A Bittersweet Mouthful [by Matt Baker]
Cowboy Mouth was once described as co-writer Sam Shephard’s ‘most thinly-veiled autobiography.’ However, his resultant abandonment of the production prior to the second night’s performance (he starred alongside his co-writer and lover at the time, Patti Smith) indicates that perhaps the piece was less of a thin veil, and more of a deluge of emotionally packed stream of conscious writing that hit Shephard too close to home during performance. Regardless, the content of the play, which is more of an extended beatnik poem, is undoubtedly honest and quite simply about a relationship between a man and woman, Slim (Ash Jones) and Cavale (Josephine Stewart) respectively.
Stewart’s commitment to her role is reflected in body, voice, and soul. Even in the opening moments of the play, there was a crow-like look to her that I had never before seen. She writhes, leaps, sinks, spasms, and calms with every inch of her body, and finds great range in her vocals. This conviction is almost sad to witness when one recognises its driving force: that of the unconditional love Cavale/Smith has for Slim/Shephard, the bitter sweetness of giving someone who has nothing, everything.
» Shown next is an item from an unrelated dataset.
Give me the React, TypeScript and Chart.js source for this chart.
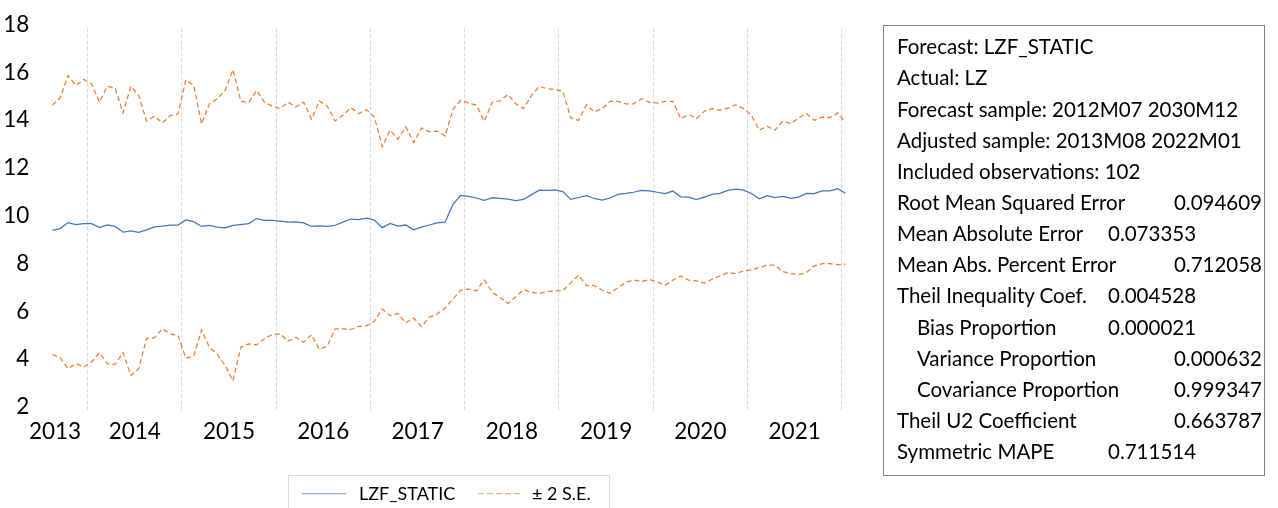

That is not to say Jones himself has nothing to give. It is nigh impossible not to see the similarity between Jones’ Slim and Hunter S. Thompson as portrayed by both Johnny Depp and Bill Murray. In saying that, however, Jones embodies these traits and by making them his own avoids any sense of awkward or gaudy mimicry. There are two fundamentally reflective moments in the script for Slim, and while Jones found a nice dichotomy of clarity in the second case, the first felt rushed into and not quite achieved. This could, however, simply be put down to Jones’ age, and a missing link between the actor and character – leaving one’s wife and child is an aging event.
Director Nisha Madhan identifies the torrents of dialogue and marks out a strong narrative structure to the play, which the actors’ diligently process, shaping the text into scenes with a timelessness that suits the characters’ mental and emotional states, which could equally represent one hour or several days. There is also an established element of domesticity between the characters, which complements the (in)compatibility of their extremities. Accents are spot on, although the point in which both actors reverted to their native New Zealand was jarring, I appreciated the sentiment and sense of honest nostalgia it created.
Traditionally an art gallery, The Snake Pit on High Street has a wonderfully open space in which the play takes action. The set, designed by Lara Fischel-Chisholm, dutifully respects the list specified in Shephard’s text, and both actors make full use of the space in a play that has a large amount of inarguably necessary physicality.
As with the original production in 1971, Cowboy Mouth is presented as part of a double bill – albeit with an entirely original piece. Love It Up, starring Stewart and Jones, as well as Fischel-Chrisholm and Josh Rutter (who also stars as The Lobster Man in Cowboy Mouth), acts as an epilogue and brings the double bill production full circle very nicely. The piece both begins and ends with a broken fourth wall reflection on the events surrounding the play just been from the performers’ perspective (endearingly so from Rutter), including a classic actor’s nightmare. The purpose of the ‘orbital’ in-between was lost on me, but nonetheless made for an entertaining sequence – with some surprisingly simple and fun audience participation. The cast is accompanied by Hermione Johnson on piano, and lighting and sound designer/operator Stephen Bain toils away through both pieces. Occasionally, I found myself watching Bain, and found his contribution to the play both focused and calming to observe.
Cowboy Mouth is not necessarily my drug of choice, yet I wouldn’t hesitate to recommend it to both theatregoers in general and patrons of art/music/punk-rock culture. While the opening night crowd was generally youthful (with a touch of bohemian aestheticism), I would love to see the reaction of the generation now to whom the play was first performed. It is not traditional theatre, but, with this team of traditionally trained artists, it gives experimental theatre a strong and justified foothold.